PHP Reverse Engineering – How to Reverse Engineer a PHP Application Without Reading Code

PHPreverse-engineering

I have this new customer, that has this PHP App. It was written by a single developer that wanted to "make yet another framework" back in 2005. About 3 Years later the developer left the company, and with him all Knowledge on what this thing is actually doing.

Now, as the App already went in production the manager just hired a few more developers / freelancers (that are not available anymore too) to fix bugs here and there and develop some more functionality. Some tried to follow the undocumented guidelines of the software, some did not.

You might be able to imagine how the code looks today … its an utter mess!

I talked to the manager and told him what I think of his software and managed to get him to realy think about rewriting the damn thing.

But here comes my problem: To be able to estimate the effort needed to rewrite I would need to know what the thing is doing.
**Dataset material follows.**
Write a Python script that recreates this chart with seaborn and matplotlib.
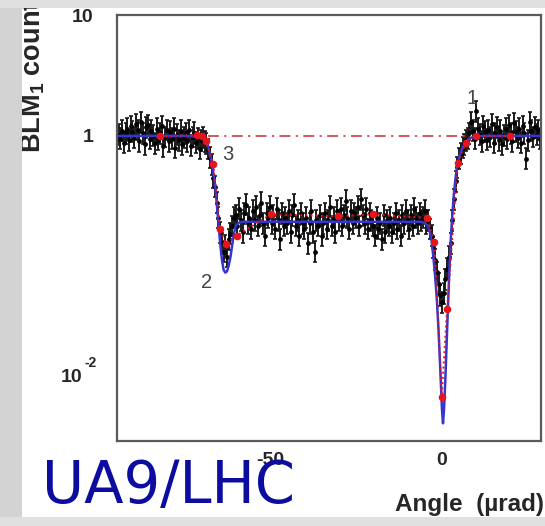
import numpy as np
import pandas as pd
import matplotlib
matplotlib.use("Agg")
import matplotlib.pyplot as plt
from matplotlib.patches import Rectangle
from matplotlib.ticker import NullFormatter
import seaborn as sns

# measured BLM1 counts vs crystal angle (0.5 urad steps from -94 to 29)
angle = np.arange(-94.0, 29.01, 0.5)
counts = [
    1.02, 0.95, 1.10, 0.88, 1.05, 1.15, 0.92, 1.20, 1.08, 0.97,
    1.25, 1.12, 0.90, 1.30, 1.05, 0.85, 1.18, 1.22, 0.95, 1.10,
    1.00, 0.87, 1.15, 0.93, 1.05, 1.20, 0.82, 0.98, 1.12, 0.90,
    1.08, 0.95, 1.15, 0.80, 1.02, 0.92, 1.10, 0.85, 0.97, 1.05,
    0.90, 1.12, 0.83, 0.98, 1.06, 0.88, 0.95, 0.78, 0.92,
    # edge of volume reflection
    0.97, 0.90, 0.86, 0.78, 0.66, 0.58, 0.45, 0.38, 0.28, 0.21,
    0.16, 0.13, 0.11, 0.125, 0.10, 0.14, 0.155, 0.18, 0.21,
    # volume reflection plateau
    0.22, 0.18, 0.25, 0.20, 0.16, 0.23, 0.27, 0.19, 0.21, 0.17,
    0.24, 0.20, 0.26, 0.18, 0.22, 0.28, 0.19, 0.15, 0.23, 0.21,
    0.26, 0.19, 0.22, 0.17, 0.25, 0.20, 0.14, 0.23, 0.18, 0.21,
    0.19, 0.24, 0.16, 0.22, 0.27, 0.18, 0.20, 0.15, 0.23, 0.19,
    0.17, 0.21, 0.13, 0.19, 0.24, 0.16, 0.11, 0.20, 0.18, 0.22,
    0.15, 0.19, 0.23, 0.17, 0.20, 0.26, 0.18, 0.21, 0.16, 0.24,
    0.20, 0.25, 0.18, 0.22, 0.29, 0.21, 0.17, 0.24, 0.19, 0.23,
    0.21, 0.26, 0.18, 0.30, 0.22, 0.19, 0.25, 0.17, 0.23, 0.20,
    0.18, 0.15, 0.21, 0.17, 0.19, 0.14, 0.22, 0.16, 0.20, 0.18,
    0.21, 0.16, 0.19, 0.23, 0.17, 0.20, 0.15, 0.22, 0.19, 0.24,
    0.20, 0.17, 0.22, 0.18, 0.25, 0.21, 0.19, 0.23, 0.20,
    # channeling dip
    0.21, 0.24, 0.19, 0.20, 0.17, 0.15, 0.12, 0.095, 0.075, 0.06,
    0.048, 0.042, 0.05, 0.065, 0.08, 0.10, 0.13, 0.20, 0.30, 0.42,
    0.55, 0.65, 0.72, 0.80, 0.85, 0.92, 0.95, 1.05,
    # amorphous orientation again
    1.30, 1.10, 0.95, 1.60, 1.15, 1.02, 0.90, 1.20, 1.08, 0.93,
    1.12, 0.98, 1.25, 0.88, 1.05, 1.18, 0.92, 1.10, 0.85, 1.00,
    1.15, 0.95, 1.22, 1.05, 0.90, 1.28, 1.08, 0.97, 1.15, 0.88,
    1.20, 1.05, 0.65, 0.92, 1.30, 1.10, 0.98, 1.18, 1.02, 1.12,
    0.95, 1.08,
]
rel_err = 0.22

# fitted curve (blue)
fit_angle = [-94, -75, -72, -70, -69, -68, -67, -66, -65.5, -65, -64.5, -64,
             -63.5, -63, -62.5, -62, -61.5, -61, -60.5, -60, -59, -58, -40,
             -20, -6, -5, -4, -3.5, -3, -2.5, -2, -1.5, -1, -0.5, 0, 0.3, 0.6,
             1, 1.5, 2, 2.5, 3, 3.5, 4, 4.5, 5, 6, 7, 8, 10, 12, 29]
fit_counts = [1.0, 1.0, 0.99, 0.97, 0.92, 0.82, 0.62, 0.40, 0.28, 0.19, 0.13,
              0.095, 0.078, 0.074, 0.076, 0.085, 0.10, 0.125, 0.155, 0.18,
              0.192, 0.195, 0.195, 0.195, 0.195, 0.19, 0.18, 0.16, 0.135,
              0.10, 0.07, 0.045, 0.025, 0.012, 0.0055, 0.0042, 0.0055, 0.010,
              0.025, 0.06, 0.13, 0.22, 0.34, 0.46, 0.57, 0.67, 0.80, 0.90,
              0.96, 0.99, 1.0, 1.0]

# simulation (red)
sim_angle = [-82, -71.3, -69.9, -68.6, -66.5, -64.5, -62.8, -59.7, -49.8,
             -30.1, -20.1, -4.3, -2.2, -0.1, 1.5, 4.6, 7.0, 9.8, 19.8]
sim_counts = [0.99, 1.02, 1.0, 0.9, 0.59, 0.17, 0.128, 0.15, 0.224, 0.217,
              0.225, 0.21, 0.132, 0.007, 0.037, 0.6, 0.88, 1.0, 1.0]

# amorphous reference level
ref_angle = [-68, 8]
ref_counts = [1, 1]

sns.set_style("white")
plt.rcParams["font.family"] = ["Liberation Sans", "DejaVu Sans"]
plt.rcParams["mathtext.fontset"] = "custom"
plt.rcParams["mathtext.rm"] = "Liberation Sans"
plt.rcParams["mathtext.bf"] = "Liberation Sans:bold"
plt.rcParams["mathtext.default"] = "bf"

fig = plt.figure(figsize=(5.45, 5.26), dpi=100, facecolor="white")
ax = fig.add_axes([117 / 545, 85 / 526, 424 / 545, 426 / 526])
ax.set_yscale("log")

df = pd.DataFrame({"angle": angle, "counts": counts})
c = df["counts"].to_numpy()
ax.errorbar(df["angle"], c, yerr=[c - c / (1 + rel_err), c * rel_err],
            fmt="none", ecolor="#1a1a1a", elinewidth=1.4, capsize=1.6,
            capthick=1.2, zorder=2)
sns.scatterplot(data=df, x="angle", y="counts", color="black", s=12,
                linewidth=0, ax=ax, zorder=2)

ax.plot(ref_angle, ref_counts, color="#d24b4b", lw=1.3,
        dashes=(6, 3, 1.2, 3), zorder=3)
sns.lineplot(x=fit_angle, y=fit_counts, sort=False, estimator=None,
             color="#3535cf", lw=1.8, ax=ax, zorder=4)
ax.plot(sim_angle, sim_counts, color="#e8141c", lw=1.4, ls=":", zorder=5)
sns.scatterplot(x=sim_angle, y=sim_counts, color="#e8141c", s=30,
                linewidth=0, ax=ax, zorder=6)

ax.set_xlim(-94.5, 28.8)
ax.set_ylim(0.003, 10)
ax.set_xlabel("")
ax.set_ylabel("")

ax.set_xticks([-50, 0])
ax.set_xticklabels(["-50", "0"])
ax.set_xticks(np.arange(-90, 30, 10), minor=True)
ax.set_yticks([0.01, 1, 10])
ax.set_yticklabels(["", "1", "10"])
ax.set_yticks([0.005, 0.05, 0.1, 0.5, 5], minor=True)
ax.yaxis.set_minor_formatter(NullFormatter())

ax.tick_params(axis="both", which="both", direction="in", top=False,
               right=False, color="#808080")
ax.tick_params(axis="y", which="major", length=10, width=1.2, pad=17,
               labelsize=14)
ax.tick_params(axis="y", which="minor", length=6, width=1.2)
ax.tick_params(axis="x", which="major", length=8, width=1.2, pad=8,
               labelsize=14)
ax.tick_params(axis="x", which="minor", length=5.5, width=1.2)
for lab in ax.get_xticklabels() + ax.get_yticklabels():
    lab.set_fontweight("bold")
for sp in ax.spines.values():
    sp.set_color("#5a5a5a")
    sp.set_linewidth(1.6)

# 10^-2 label written by hand, ROOT style
ytr = ax.get_yaxis_transform()
ax.text(-0.081, 0.01, "10", transform=ytr, ha="right", va="center",
        fontsize=14, fontweight="bold", clip_on=False)
ax.text(-0.047, 0.0133, "-2", transform=ytr, ha="right", va="center",
        fontsize=10, fontweight="bold", clip_on=False)

# curve labels
ax.text(8.7, 2.05, "1", fontsize=14.5, color="#444444", ha="center", va="center")
ax.text(-68.4, 0.061, "2", fontsize=14.5, color="#444444", ha="center", va="center")
ax.text(-62.2, 0.70, "3", fontsize=14.5, color="#444444", ha="center", va="center")

fig.text(33 / 545, 1 - 153 / 526, "BLM$_1$ count", rotation=90, ha="center",
         va="bottom", fontsize=19.5, fontweight="bold", zorder=5)
fig.text(0.998, 1 - 511 / 526, "Angle  (µrad)", ha="right", va="baseline",
         fontsize=17.5, fontweight="bold", zorder=5)
fig.text(42 / 545, 1 - 503 / 526, "UA9/LHC", family="DejaVu Sans",
         fontsize=41.5, color="#0c0ca0", va="baseline", zorder=6)

# grey slide border around the white area
fig.add_artist(Rectangle((0, 0), 22 / 545, 1, transform=fig.transFigure,
                         facecolor="#d3d3d3", edgecolor="none", zorder=20))
fig.add_artist(Rectangle((0, 1 - 8 / 526), 1, 8 / 526, transform=fig.transFigure,
                         facecolor="#e0e0e0", edgecolor="none", zorder=20))
fig.add_artist(Rectangle((0, 0), 1, 9 / 526, transform=fig.transFigure,
                         facecolor="#e0e0e0", edgecolor="none", zorder=20))

fig.savefig("out.png", dpi=100)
The manager can tell me from his perspective what it's doing but there is just no technical knowledge about it. And as with all software that grew over years there are these "special edge cases".

Basically my idea is "record/log" the live system for a few weeks to actually get a technical, somewhat complete conclusion of what this thing is doing most of the time and what are the things that rarely get touched/used. E.g. what was the Request and what route did it go to render the results. Reading and trying to understand the code is impossible. It would help though to see which Classes/Functions are called and then read/understand them.

So, is there any tool to log/record Http Request/Responses and what call graph of the php app it triggered? Preferably something that would not have to get written into the code?
I ditched PHP years ago and am somewhat rusty with my PHP Utility and Standard Library Toolset to know of something that could help me here.

Best Answer

So, is there any tool to log/record Http Request/Responses and what call graph of the php app it triggered? Preferably something that would not have to get written into the code?

The code coverage analysis functionality of xdebug will help you get a sense of what gets executed on each request:

Code coverage tells you which lines of script (or set of scripts) have been executed during a request. With this information you can for example find out how good your unit tests are.

xdebug's profiler outputs profiling information in the form of a Cachegrind compatible file, so in theory you don't have to do a lot in code, as you can configure xdebug via php.ini and htaccess.


This is the practical approach, don't stop here, you should follow the advice given by ChrisF and Morons.